* _PROBLEM DETAILS_
Your task is to print exactly the lines from the line that contains "Emit a web page" through the line that contains "const fs = 23;", with pictures left out.

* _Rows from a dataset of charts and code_
————————

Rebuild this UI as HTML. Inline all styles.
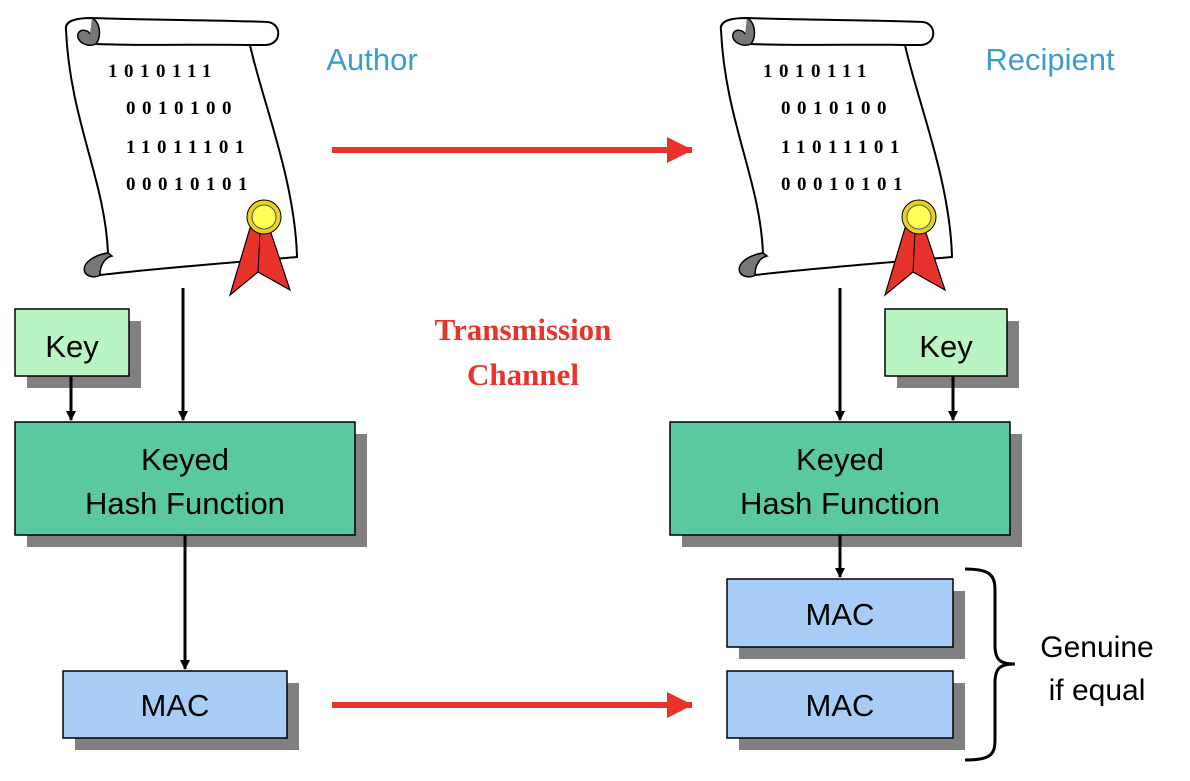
<!DOCTYPE html>
<html><head><style>
body{margin:0;width:1190px;height:776px;background:#fff;overflow:hidden;font-family:"Liberation Sans",sans-serif}
</style></head><body>
<svg width="1190" height="776" viewBox="0 0 1190 776" xmlns="http://www.w3.org/2000/svg" font-family="Liberation Sans, sans-serif">
<defs>
<g id="scroll">
<path d="M66,30 C64,20 78,18 92,18 C150,20 220,20 268,22 C282,24 282,44 266,45 L250,45 C262,100 295,180 297,257 C240,262 160,268 100,275 C80,275 82,258 108,253 C105,180 70,120 66,30 Z" fill="#fff" stroke="#000" stroke-width="2"/>
<path d="M92,18 C100,22 102,36 96,44 C88,48 76,42 78,34 C80,28 88,30 90,34" fill="#777" stroke="#000" stroke-width="1.5"/>
<path d="M96,44 C150,46 210,44 250,45" fill="none" stroke="#000" stroke-width="2"/>
<path d="M108,253 C90,256 80,266 86,274 C92,279 100,276 100,275 C100,266 104,258 112,256 Z" fill="#777" stroke="#000" stroke-width="1.5"/>
<path d="M250,228 L230,295 L258,272 L290,290 L270,230 Z" fill="#e8332a" stroke="#000" stroke-width="1.2"/>
<path d="M260,232 L258,272" stroke="#000" stroke-width="1"/>
<circle cx="264" cy="217" r="17" fill="#e6d21e" stroke="#000" stroke-width="1"/>
<circle cx="264" cy="217" r="12" fill="#ffff55" stroke="#555" stroke-width="1"/>
</g>
<marker id="ah" markerWidth="10" markerHeight="10" refX="9" refY="5" orient="auto" markerUnits="userSpaceOnUse"><path d="M0,0 L10,5 L0,10Z" fill="#000"/></marker>
<marker id="rh" markerWidth="26" markerHeight="26" refX="25" refY="13" orient="auto" markerUnits="userSpaceOnUse"><path d="M0,0 L26,13 L0,26Z" fill="#e8332a"/></marker>
</defs>
<use href="#scroll"/>
<use href="#scroll" transform="translate(655,0)"/>
<g font-weight="bold" font-size="19" letter-spacing="6.5" font-family="Liberation Serif, serif">
<text x="108" y="77">1010111</text><text x="126" y="114">0010100</text><text x="126" y="153">11011101</text><text x="126" y="190">00010101</text>
<text x="763" y="77">1010111</text><text x="781" y="114">0010100</text><text x="781" y="153">11011101</text><text x="781" y="190">00010101</text>
</g>
<g font-size="31" fill="#3d9bd0" text-anchor="middle"><text x="372" y="70">Author</text><text x="1050" y="70">Recipient</text></g>
<g font-size="31" font-weight="bold" fill="#e8332a" text-anchor="middle" font-family="Liberation Serif, serif"><text x="523" y="340">Transmission</text><text x="523" y="385">Channel</text></g>
<g font-size="30" text-anchor="middle"><text x="1097" y="657">Genuine</text><text x="1097" y="700">if equal</text></g>
<g fill="#808080">
<rect x="27" y="321" width="114" height="67"/><rect x="27" y="434" width="340" height="113"/><rect x="75" y="683" width="224" height="67"/>
<rect x="897" y="321" width="122" height="67"/><rect x="682" y="434" width="340" height="113"/><rect x="739" y="591" width="226" height="68"/><rect x="739" y="683" width="226" height="67"/>
</g>
<g stroke="#000" stroke-width="1.5">
<rect x="15" y="309" width="114" height="67" fill="#b9f5c3"/>
<rect x="885" y="309" width="122" height="67" fill="#b9f5c3"/>
<rect x="15" y="422" width="340" height="113" fill="#5ac9a0"/>
<rect x="670" y="422" width="340" height="113" fill="#5ac9a0"/>
<rect x="63" y="671" width="224" height="67" fill="#a7cdf7"/>
<rect x="727" y="579" width="226" height="68" fill="#a7cdf7"/>
<rect x="727" y="671" width="226" height="67" fill="#a7cdf7"/>
</g>
<g font-size="31" text-anchor="middle">
<text x="72" y="357">Key</text><text x="946" y="357">Key</text>
<text x="185" y="470">Keyed</text><text x="185" y="514">Hash Function</text>
<text x="840" y="470">Keyed</text><text x="840" y="514">Hash Function</text>
<text x="175" y="716">MAC</text><text x="840" y="625">MAC</text><text x="840" y="716">MAC</text>
</g>
<g stroke="#000" stroke-width="3" marker-end="url(#ah)">
<line x1="183" y1="288" x2="183" y2="420"/><line x1="71" y1="376" x2="71" y2="420"/><line x1="185" y1="535" x2="185" y2="669"/>
<line x1="840" y1="288" x2="840" y2="420"/><line x1="953" y1="376" x2="953" y2="420"/><line x1="840" y1="535" x2="840" y2="577"/>
</g>
<g stroke="#e8332a" stroke-width="6" marker-end="url(#rh)">
<line x1="332" y1="150" x2="692" y2="150"/><line x1="332" y1="705" x2="692" y2="705"/>
</g>
<path d="M965,569 C990,569 995,575 995,590 L995,645 C995,660 1000,664 1015,664 C1000,664 995,668 995,683 L995,740 C995,755 990,760 965,760" fill="none" stroke="#000" stroke-width="3"/>
</svg>
</body></html>
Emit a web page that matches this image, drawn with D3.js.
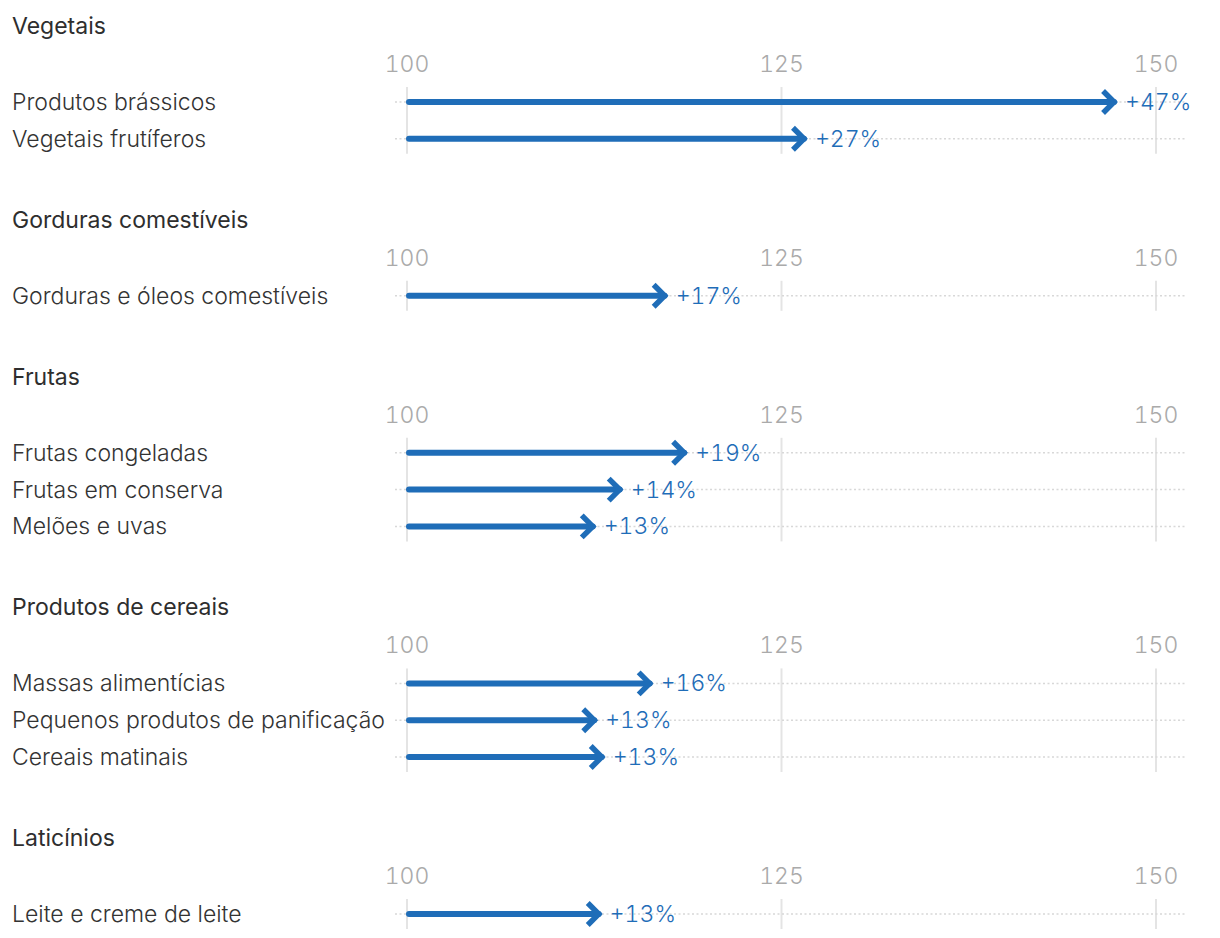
<!DOCTYPE html>
<html>
<head>
<meta charset="utf-8">
<script src="https://cdn.jsdelivr.net/npm/d3@7"></script>
<style>
  html, body { margin: 0; padding: 0; background: #fff; }
  svg { display: block; font-family: Inter, "Noto Sans", sans-serif; }
  .num { font-feature-settings: "tnum" 1; font-variant-numeric: tabular-nums; }
</style>
</head>
<body>
<svg id="chart" width="1220" height="938"></svg>
<script>
// ---- data ----
const groups = ["Vegetais", "Gorduras comestíveis", "Frutas", "Produtos de cereais", "Laticínios"];
const categories = [
  ["Produtos brássicos", "Vegetais frutíferos"],
  ["Gorduras e óleos comestíveis"],
  ["Frutas congeladas", "Frutas em conserva", "Melões e uvas"],
  ["Massas alimentícias", "Pequenos produtos de panificação", "Cereais matinais"],
  ["Leite e creme de leite"]
];
const values = [
  [147.4, 126.7],
  [117.4],
  [118.7, 114.4, 112.6],
  [116.4, 112.7, 113.2],
  [113.0]
];
const tickValues = [100, 125, 150];
const baseValue = 100;

// ---- layout ----
const svg = d3.select("#chart");
const x = d3.scaleLinear().domain([100, 150]).range([407, 1156]);
const blue = "#1f6db8";
const rowStep = 36.8;
const titleToTick = 38, tickToRow = 38, groupGap = 81;
const fs = 23;

let y = 26;
groups.forEach((g, gi) => {
  const cats = categories[gi];
  const vals = values[gi];
  const titleY = y;
  const tickY = titleY + titleToTick;
  const firstRow = tickY + tickToRow;
  const rowY = d3.scaleLinear().domain([0, 1]).range([firstRow, firstRow + rowStep]);
  const lastRow = rowY(cats.length - 1);
  const G = svg.append("g");

  G.append("text").attr("x", 12).attr("y", titleY).attr("dy", "0.35em")
    .attr("font-size", fs).attr("font-weight", 390).attr("fill", "#2e2e2e").text(g);

  // tick labels
  G.selectAll(".tl").data(tickValues).join("text").attr("class", "num")
    .attr("x", d => x(d)).attr("y", tickY).attr("dy", "0.35em")
    .attr("text-anchor", "middle").attr("font-size", fs).attr("font-weight", 300)
    .attr("fill", "#aaa").text(d => d);

  // vertical gridlines
  G.selectAll(".vg").data(tickValues).join("line")
    .attr("x1", d => x(d)).attr("x2", d => x(d))
    .attr("y1", firstRow - 15).attr("y2", lastRow + 15)
    .attr("stroke", "#e4e4e4").attr("stroke-width", 2);

  const rows = cats.map((c, i) => ({ c, v: vals[i], y: rowY(i) }));

  // dotted row lines
  G.selectAll(".hg").data(rows).join("line")
    .attr("x1", x(baseValue) - 12).attr("x2", 1187)
    .attr("y1", d => d.y).attr("y2", d => d.y)
    .attr("stroke", "#d8d8d8").attr("stroke-width", 1.5).attr("stroke-dasharray", "2,2.5");

  // row labels
  G.selectAll(".rl").data(rows).join("text")
    .attr("x", 12).attr("y", d => d.y).attr("dy", "0.35em")
    .attr("font-size", fs).attr("font-weight", 300).attr("fill", "#333").text(d => d.c);

  // arrow shafts
  G.selectAll(".sh").data(rows).join("line")
    .attr("x1", x(baseValue) + 2).attr("x2", d => x(d.v) - 3)
    .attr("y1", d => d.y).attr("y2", d => d.y)
    .attr("stroke", blue).attr("stroke-width", 6).attr("stroke-linecap", "round");

  // arrow heads
  G.selectAll(".hd").data(rows).join("path")
    .attr("d", d => {
      const tx = x(d.v) - 3, ty = d.y;
      return `M${tx - 11},${ty - 11} L${tx},${ty} L${tx - 11},${ty + 11}`;
    })
    .attr("fill", "none").attr("stroke", blue).attr("stroke-width", 5.5)
    .attr("stroke-linecap", "butt").attr("stroke-linejoin", "miter");

  // value labels
  G.selectAll(".vl").data(rows).join("text").attr("class", "num")
    .attr("x", d => x(d.v) + 8).attr("y", d => d.y).attr("dy", "0.35em")
    .attr("font-size", fs).attr("font-weight", 300).attr("fill", blue)
    .text(d => "+" + Math.round(d.v - baseValue) + "%");

  y = lastRow + groupGap;
});
</script>
</body>
</html>
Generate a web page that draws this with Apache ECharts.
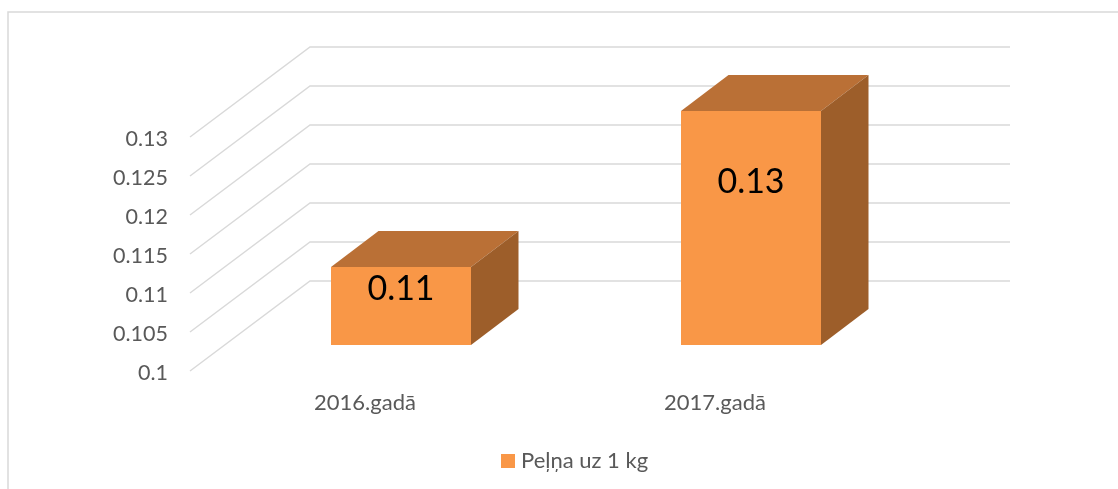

————————

* _SOLUTION TO THIS TASK_
Emit a web page that matches this image, drawn with D3.js.
<!DOCTYPE html>
<html>
<head>
<meta charset="utf-8">
<script src="https://cdn.jsdelivr.net/npm/d3@7"></script>
<style>
  html, body { margin: 0; padding: 0; background: #fff; }
  svg { display: block; font-family: Inter, "Noto Sans", sans-serif; }
  .num { font-feature-settings: "tnum" 1; font-variant-numeric: tabular-nums; }
</style>
</head>
<body>
<svg id="chart" width="1220" height="938"></svg>
<script>
// ---- data ----
const groups = ["Vegetais", "Gorduras comestíveis", "Frutas", "Produtos de cereais", "Laticínios"];
const categories = [
  ["Produtos brássicos", "Vegetais frutíferos"],
  ["Gorduras e óleos comestíveis"],
  ["Frutas congeladas", "Frutas em conserva", "Melões e uvas"],
  ["Massas alimentícias", "Pequenos produtos de panificação", "Cereais matinais"],
  ["Leite e creme de leite"]
];
const values = [
  [147.4, 126.7],
  [117.4],
  [118.7, 114.4, 112.6],
  [116.4, 112.7, 113.2],
  [113.0]
];
const tickValues = [100, 125, 150];
const baseValue = 100;

// ---- layout ----
const svg = d3.select("#chart");
const x = d3.scaleLinear().domain([100, 150]).range([407, 1156]);
const blue = "#1f6db8";
const rowStep = 36.8;
const titleToTick = 38, tickToRow = 38, groupGap = 81;
const fs = 23;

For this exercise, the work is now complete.